▶ [Supplied material]:
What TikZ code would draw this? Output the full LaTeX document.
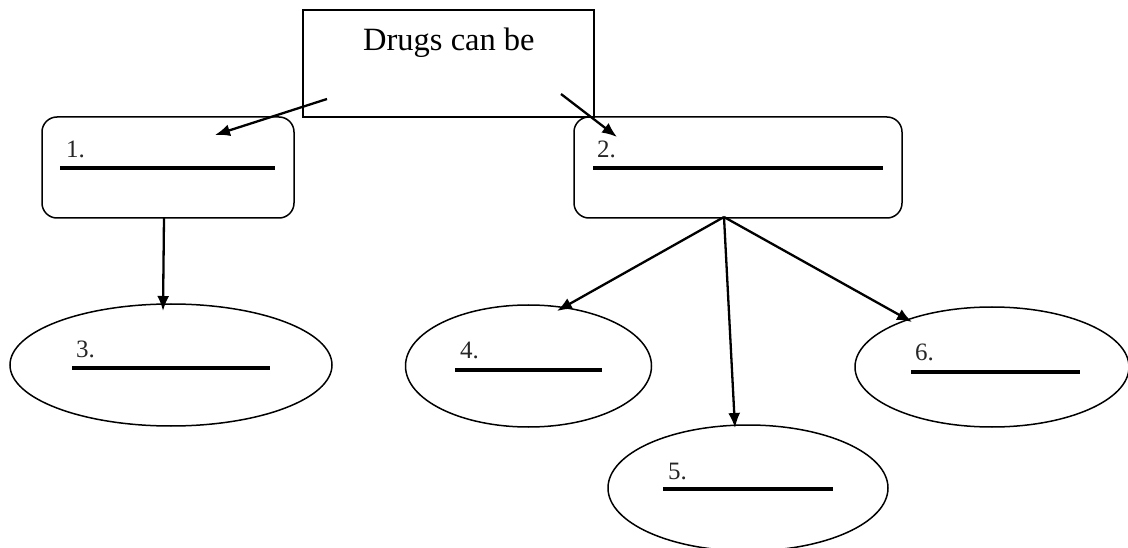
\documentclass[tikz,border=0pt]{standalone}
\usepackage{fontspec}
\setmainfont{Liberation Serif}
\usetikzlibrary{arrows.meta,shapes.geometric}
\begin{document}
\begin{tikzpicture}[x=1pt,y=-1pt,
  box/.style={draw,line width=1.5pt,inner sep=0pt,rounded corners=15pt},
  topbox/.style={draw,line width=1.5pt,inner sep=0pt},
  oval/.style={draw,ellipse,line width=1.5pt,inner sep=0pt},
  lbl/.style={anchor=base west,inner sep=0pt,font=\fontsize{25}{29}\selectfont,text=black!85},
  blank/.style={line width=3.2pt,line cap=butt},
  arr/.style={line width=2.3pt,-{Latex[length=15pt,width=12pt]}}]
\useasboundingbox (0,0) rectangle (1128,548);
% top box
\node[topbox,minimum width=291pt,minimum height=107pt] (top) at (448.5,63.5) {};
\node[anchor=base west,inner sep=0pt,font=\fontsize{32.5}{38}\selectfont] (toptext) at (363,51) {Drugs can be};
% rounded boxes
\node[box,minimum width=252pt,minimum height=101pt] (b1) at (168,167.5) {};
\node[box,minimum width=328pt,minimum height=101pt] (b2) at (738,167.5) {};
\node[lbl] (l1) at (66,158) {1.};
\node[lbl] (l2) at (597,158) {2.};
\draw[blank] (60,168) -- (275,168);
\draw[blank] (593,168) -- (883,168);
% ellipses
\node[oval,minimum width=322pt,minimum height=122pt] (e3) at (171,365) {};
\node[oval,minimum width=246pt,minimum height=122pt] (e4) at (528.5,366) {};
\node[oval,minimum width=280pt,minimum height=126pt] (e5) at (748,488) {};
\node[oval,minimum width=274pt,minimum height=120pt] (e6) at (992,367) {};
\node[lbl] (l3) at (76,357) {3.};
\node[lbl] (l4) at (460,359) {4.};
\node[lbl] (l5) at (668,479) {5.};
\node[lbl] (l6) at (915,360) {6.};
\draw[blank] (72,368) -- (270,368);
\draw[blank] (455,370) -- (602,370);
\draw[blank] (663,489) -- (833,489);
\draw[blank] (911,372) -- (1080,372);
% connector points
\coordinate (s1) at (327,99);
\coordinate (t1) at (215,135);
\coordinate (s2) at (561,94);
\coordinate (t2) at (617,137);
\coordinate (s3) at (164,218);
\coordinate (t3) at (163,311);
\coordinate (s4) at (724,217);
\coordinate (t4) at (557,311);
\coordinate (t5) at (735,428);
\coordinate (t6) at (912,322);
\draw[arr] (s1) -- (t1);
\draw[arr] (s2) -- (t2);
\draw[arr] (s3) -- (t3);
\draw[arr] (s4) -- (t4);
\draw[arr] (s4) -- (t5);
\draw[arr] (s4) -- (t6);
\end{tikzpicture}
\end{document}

---

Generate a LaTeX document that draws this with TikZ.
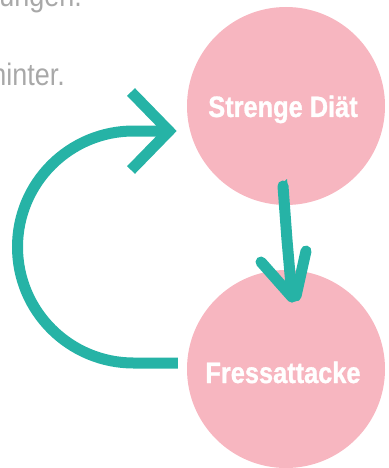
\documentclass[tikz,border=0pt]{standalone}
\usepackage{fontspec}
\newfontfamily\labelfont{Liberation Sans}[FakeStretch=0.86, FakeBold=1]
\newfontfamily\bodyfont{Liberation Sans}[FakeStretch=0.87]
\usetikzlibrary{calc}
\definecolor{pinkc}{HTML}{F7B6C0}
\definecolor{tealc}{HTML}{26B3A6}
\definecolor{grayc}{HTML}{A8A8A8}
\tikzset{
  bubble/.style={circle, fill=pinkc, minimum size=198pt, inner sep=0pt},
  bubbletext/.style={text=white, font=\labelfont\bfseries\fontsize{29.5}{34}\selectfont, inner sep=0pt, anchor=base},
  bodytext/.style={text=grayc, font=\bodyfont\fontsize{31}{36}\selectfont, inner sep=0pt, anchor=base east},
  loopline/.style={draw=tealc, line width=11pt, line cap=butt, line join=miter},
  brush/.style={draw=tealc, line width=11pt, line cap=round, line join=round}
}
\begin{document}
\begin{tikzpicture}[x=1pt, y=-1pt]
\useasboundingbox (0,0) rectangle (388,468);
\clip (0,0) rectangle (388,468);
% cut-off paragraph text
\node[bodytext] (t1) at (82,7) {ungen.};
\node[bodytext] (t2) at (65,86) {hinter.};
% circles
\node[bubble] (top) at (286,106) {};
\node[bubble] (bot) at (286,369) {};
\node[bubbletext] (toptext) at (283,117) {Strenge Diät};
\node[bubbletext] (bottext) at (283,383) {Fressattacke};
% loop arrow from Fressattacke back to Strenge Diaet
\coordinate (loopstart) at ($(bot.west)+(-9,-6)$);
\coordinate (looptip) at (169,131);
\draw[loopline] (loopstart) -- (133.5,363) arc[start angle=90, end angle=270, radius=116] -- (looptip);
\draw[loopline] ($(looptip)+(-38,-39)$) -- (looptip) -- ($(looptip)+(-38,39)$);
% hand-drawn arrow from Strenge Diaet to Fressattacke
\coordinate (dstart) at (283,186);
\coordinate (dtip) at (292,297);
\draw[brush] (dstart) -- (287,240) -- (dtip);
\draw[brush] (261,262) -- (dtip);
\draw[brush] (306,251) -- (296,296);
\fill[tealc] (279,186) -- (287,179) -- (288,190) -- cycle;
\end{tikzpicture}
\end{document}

...

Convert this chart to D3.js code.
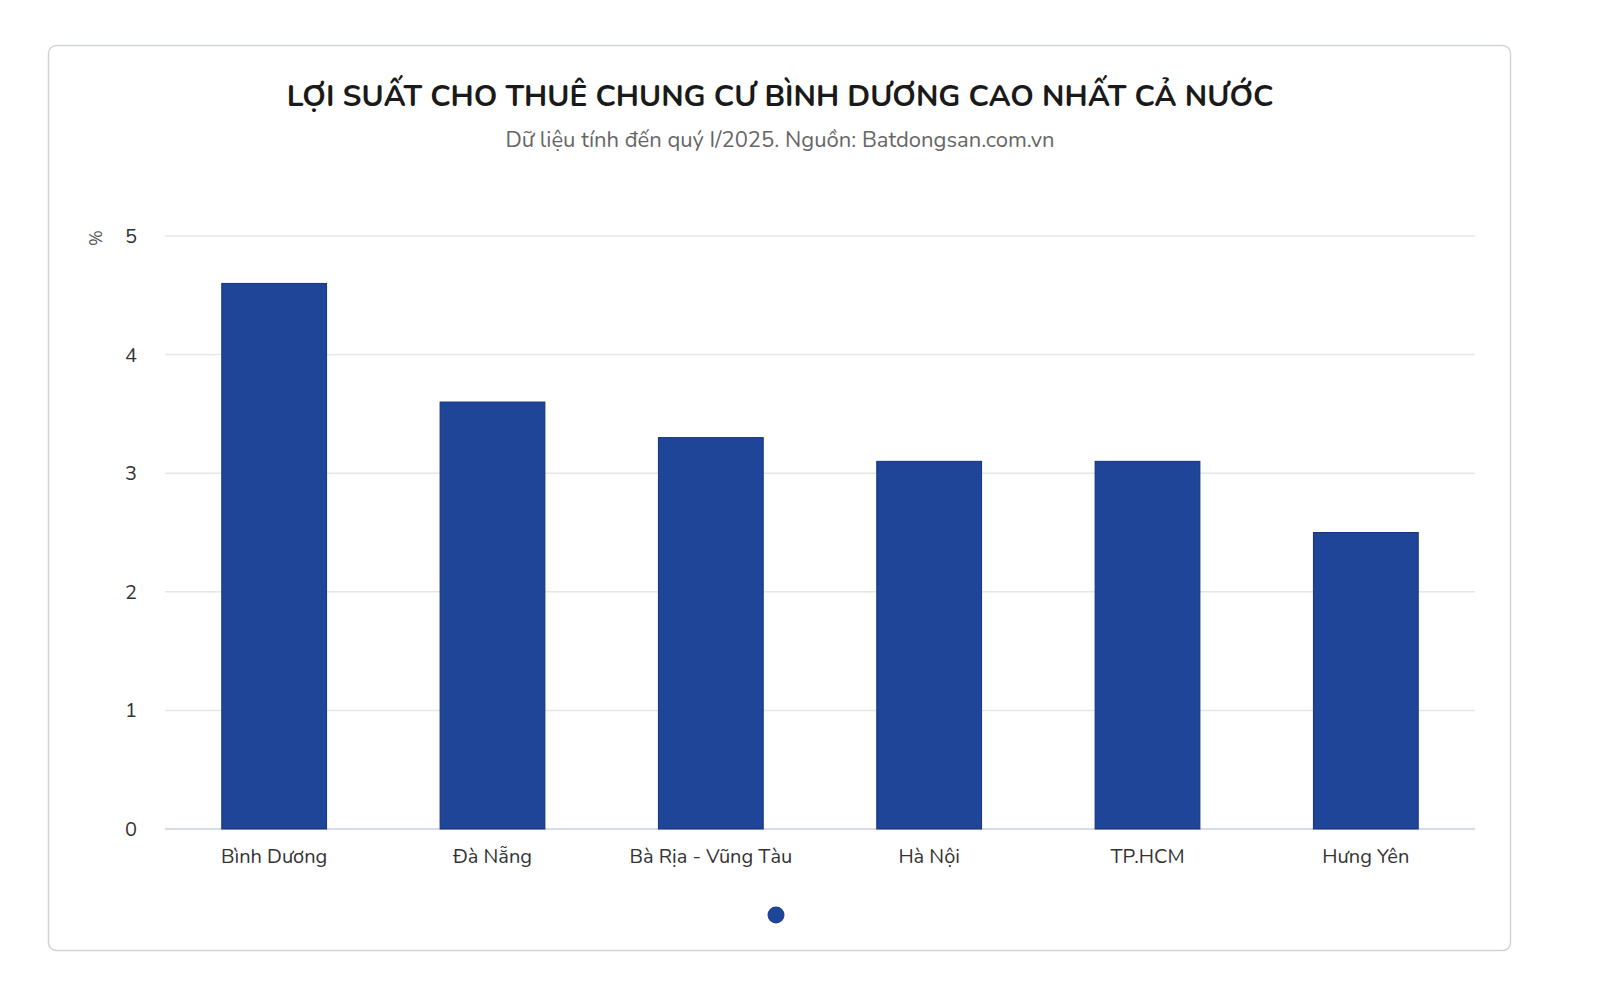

▶ [Problem description]:
Scan the lines for the string "this". Copy out each line that matches.

▶ [Exercise output]:
What TikZ code would draw this? Output the full LaTeX document.
Generate a LaTeX document that draws this with TikZ.
Convert this chart to D3.js code.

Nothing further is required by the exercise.